Activision unleashed the first official tease / announcement for Call of Duty: Ghosts, which will release on November 5.
The teaser itself is pretty typical Call of Duty fare. Lots of manly pecs along with sentimentality about how badass military dudes are out there in the world, shooting people for the benefit of all mankind.
The one bit of concrete info in the trailer is that the actual for real unveiling will happen at the next Xbox reveal on May 21, which all but confirms Ghosts will also be available on that platform. Read between the lines a little and it also implies that the next Xbox will have Ghosts as a launch title, meaning the next Xbox may release on November 5 as well.
What does that mean for the game?

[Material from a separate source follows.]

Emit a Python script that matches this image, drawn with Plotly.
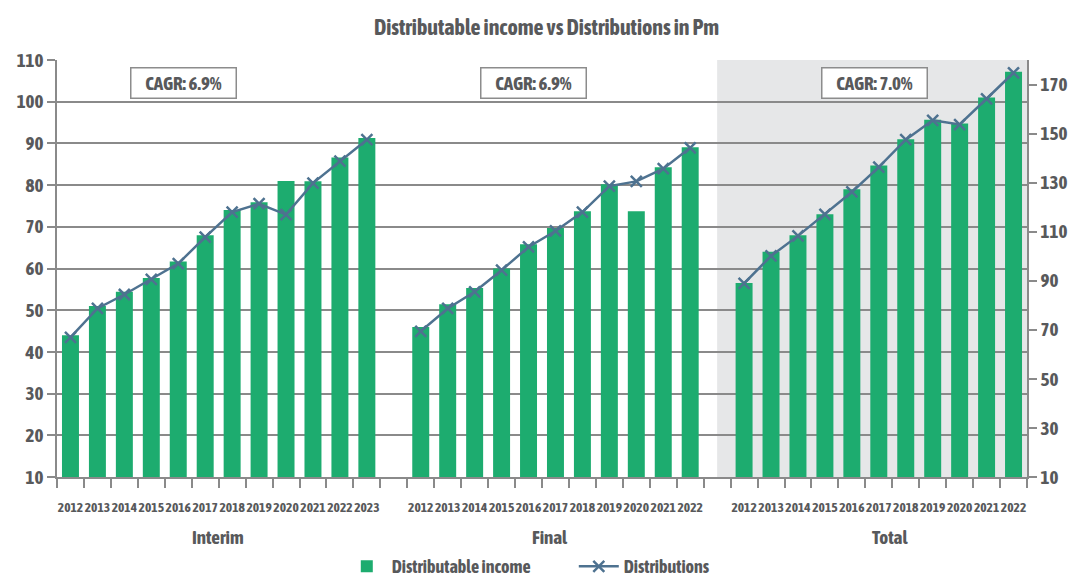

Probably not too much, as it’s also coming out on PlayStation 3 and Xbox 360. Yes, the game will use a new “next-gen” engine, but since it will also be available on current-gen systems, it simply has to be graphically scalable. That means the game can’t be designed around “true” next-gen hardware since the game will still have to cram itself in to the smaller memory spaces of the 360 and PS3.

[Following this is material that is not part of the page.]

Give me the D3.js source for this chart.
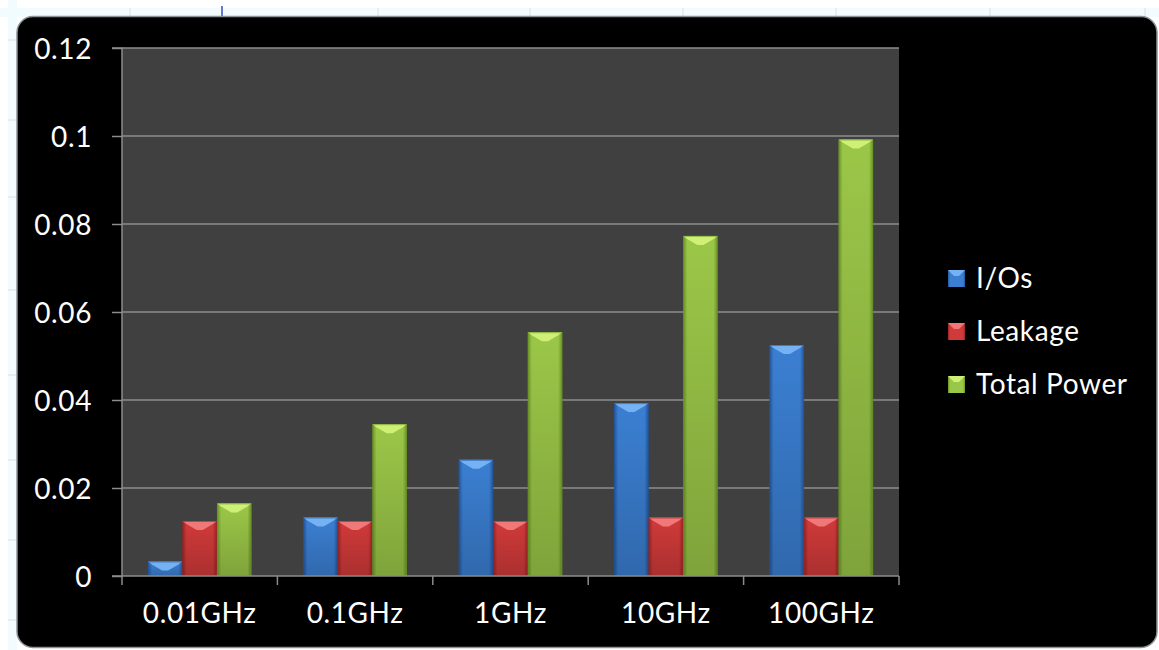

If you remember the dual-release games at the turn of this gen in 2006 (Gun anyone?) I’m thinking it’ll be similar. Games that are technically identical but look just a teensy bit better.
From a business perspective, Microsoft has demonstrated their dedication to currying exclusive content throughout this entire generation, mostly taking the form of timed exclusive DLC. It’s possible that’s what we’ll see this time around as well: a short gameplay demo followed by a bit of gloating around a two-week lead for map packs.
Personally, I’m putting my bets on a Durango version of Ghosts that’s heaped with extra-but-ultimately-meaningless goodies. I expect some sort of side campaign that lasts 90 minutes, a handful of extra multiplayer maps, and a year of Elite for the “next-gen” version of the game. The catch? I think Call of Duty: Ghosts will cost $70 for next-gen platforms.
That’s just my speculation, though. Activision was the first publisher to push PC games up to $60 with Call of Duty and established that price point on the platform. They’ve proved before that Call of Duty is the vehicle to establish higher price points and I doubt they’d miss the chance to bump it sooner rather than later.